Herkesin hayatına bir şekilde girdi!
İnsanları işinden gücünden etti.
Bacası tütmez oldu fabrikaların.
Ne hane, okul, cami, kilise, cemevi bıraktı, ne de umumevleri!
Ne çarşı Pazar diyor, ne kale, şato, saray. Balıklama dalıyor!
Mecburen çekildik evlerimize.
Terk olunduk kaderimize!
Parasal sıkıntısı olmayanlar harcıyor, afiyetle yiyip içiyor.
Gariban, bulursa kuru ekmeğe talim edip şükrediyor!
İnsanoğlu işte, eli sıcak sudan soğuk suya girmeyeni de var!
Sıcak su yüzü görmeyip, kendi sıcağıyla bebeğini ısıtanı da!
Korona zalim diyoruz.
Korona can alan Azrail diyoruz!
Amma bunu üretip Dünya’ya salan mı var diye araştır(a)mıyoruz!
Herkes düşmüş kendi derdine, evladın faydası yok ebeveynine!
Selam verip, hal hatır soramıyoruz!
Çocuğu anasına, babasına hasret kıldı yazık.
Uzaktan bakar, öpücük atar, el sallar, sırıtır olduk.
Kimse kimseye dokunamıyor, herkesi kendi haline bıraktık!
Sokakta yalnız bırakmaya çalışıyoruz Azrail Korona’yı
Sadece meydan okumak zorunda (!) olanları kurban ediyoruz adeta!
Amma unutmayalım, anahtar deliğinden mekana giren sivrisinek vardı!
Nemrut’un burnundan girdi, beynini yedi!
Kız Kulesi’ne kapanan padişahı bulup ısıran yılan hikayesi vardı!
Sözün Özü!
Yani güvenme dünya kadar malın da olsa…
Sana ulaşamıyorsa, ne yazar hayırlı evladın da olsa.

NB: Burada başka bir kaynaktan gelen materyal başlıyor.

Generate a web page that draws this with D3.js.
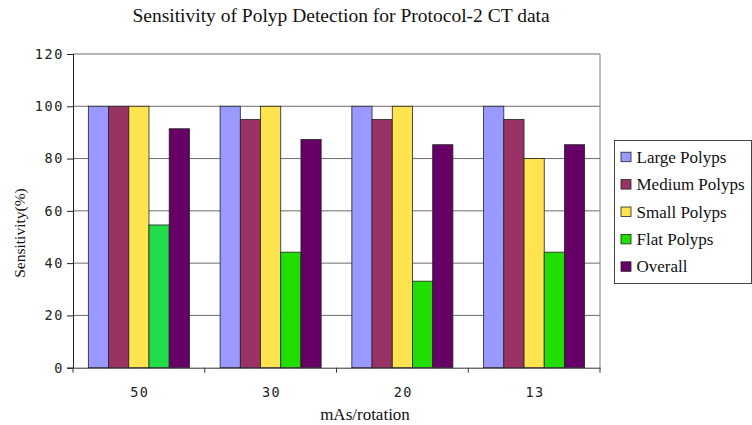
<!DOCTYPE html>
<html><head><meta charset="utf-8">
<script src="https://cdn.jsdelivr.net/npm/d3@7"></script>
<style>body{margin:0;background:#fff}svg{display:block}</style>
</head><body>
<script>
const categories = ["50", "30", "20", "13"];
const seriesNames = ["Large Polyps", "Medium Polyps", "Small Polyps", "Flat Polyps", "Overall"];
const largePolyps = [100, 100, 100, 100];
const mediumPolyps = [100, 95, 95, 95];
const smallPolyps = [100, 100, 100, 80];
const flatPolyps = [54.6, 44.2, 33.1, 44.2];
const overall = [91.4, 87.3, 85.3, 85.3];
const yTicks = [0, 20, 40, 60, 80, 100, 120];
const colors = ["#9999FF", "#993366", "#FFE34F", "#22DD00", "#660066"];

const series = [largePolyps, mediumPolyps, smallPolyps, flatPolyps, overall];
const W = 752, H = 425;
const m = {l: 73, r: 600, t: 54, b: 367.7};

const svg = d3.select("body").append("svg").attr("width", W).attr("height", H);

const x0 = d3.scaleBand().domain(categories).range([m.l, m.r]).paddingInner(0).paddingOuter(0);
const bw = x0.bandwidth();
const x1 = d3.scaleBand().domain(d3.range(seriesNames.length)).range([bw * 0.1165, bw * 0.8835]);
const y = d3.scaleLinear().domain([0, 120]).range([m.b, m.t]);

// gridlines
svg.append("g").selectAll("line").data(yTicks.filter(d => d > 0)).join("line")
  .attr("x1", m.l).attr("x2", m.r).attr("y1", d => y(d)).attr("y2", d => y(d))
  .attr("stroke", "#6b6b6b").attr("stroke-width", 1);
// right border
svg.append("line").attr("x1", m.r).attr("x2", m.r).attr("y1", m.t).attr("y2", m.b)
  .attr("stroke", "#808080");

// bars
const g = svg.append("g");
categories.forEach((c, ci) => {
  series.forEach((s, si) => {
    g.append("rect")
      .attr("x", x0(c) + x1(si))
      .attr("y", y(s[ci]))
      .attr("width", x1.bandwidth())
      .attr("height", y(0) - y(s[ci]))
      .attr("fill", (si === 3 && ci === 0) ? "#22DD4A" : colors[si])
      .attr("stroke", "#222").attr("stroke-width", 0.8);
  });
});

// y axis
const yAxis = svg.append("g").attr("transform", `translate(${m.l},0)`)
  .call(d3.axisLeft(y).tickValues(yTicks).tickSize(6).tickPadding(3));
yAxis.select(".domain").attr("stroke", "#222");
yAxis.selectAll(".tick line").attr("stroke", "#222");
yAxis.selectAll("text").attr("font-family", "DejaVu Sans Mono").attr("font-size", 13.5)
  .attr("letter-spacing", 1.6).attr("fill", "#222");

// x axis
const xAxis = svg.append("g").attr("transform", `translate(0,${m.b})`)
  .call(d3.axisBottom(x0).tickSize(0).tickPadding(20));
xAxis.select(".domain").attr("stroke", "#3a2a3a");
xAxis.selectAll("text").attr("font-family", "DejaVu Sans Mono").attr("font-size", 13.5)
  .attr("letter-spacing", 1.6).attr("dx", 1).attr("fill", "#222");
svg.append("g").selectAll("line").data(d3.range(categories.length + 1)).join("line")
  .attr("x1", i => m.l + i * bw).attr("x2", i => m.l + i * bw)
  .attr("y1", m.b).attr("y2", m.b + 5).attr("stroke", "#3a2a3a");

// title & labels
svg.append("text").attr("x", 341).attr("y", 21.5).attr("text-anchor", "middle")
  .attr("font-family", "Liberation Serif").attr("font-size", 19.5).attr("fill", "#111")
  .text("Sensitivity of Polyp Detection for Protocol-2 CT data");
svg.append("text").attr("x", 365).attr("y", 420).attr("text-anchor", "middle")
  .attr("font-family", "Liberation Serif").attr("font-size", 17).attr("fill", "#111")
  .text("mAs/rotation");
svg.append("text").attr("transform", "translate(25,233) rotate(-90)").attr("text-anchor", "middle")
  .attr("font-family", "Liberation Serif").attr("font-size", 15.5).attr("fill", "#111")
  .text("Sensitivity(%)");

// legend
const lg = svg.append("g");
lg.append("rect").attr("x", 614.5).attr("y", 140.5).attr("width", 137).attr("height", 143)
  .attr("fill", "#fff").attr("stroke", "#444");
seriesNames.forEach((n, i) => {
  const yy = 162.7 + i * 27.4;
  lg.append("rect").attr("x", 621).attr("y", yy - 10.5).attr("width", 10).attr("height", 9.5)
    .attr("fill", colors[i]).attr("stroke", "#222").attr("stroke-width", 0.8);
  lg.append("text").attr("x", 636.5).attr("y", yy)
    .attr("font-family", "Liberation Serif").attr("font-size", 17).attr("fill", "#111").text(n);
});
</script>
</body></html>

Şimdi COVID-19 ile kaldık mı baş başa?
Para, pul, dünyalık, kariyer, makam, mevki bir yana
Elde kalan sadece ve sadece sabun, dezenfekte ve kolonya!
Durdu sanayi, tütmez oldu baca, kapandı puro tüttürdüğün fabrika!
Allah gecinden versin amma;
Belki okunacak bir sala, maskeli üç beş kişi ile, yok amma musalla.
İstikamet, önceden hazırlanmış ebedi istiratgaha… El Fatiha.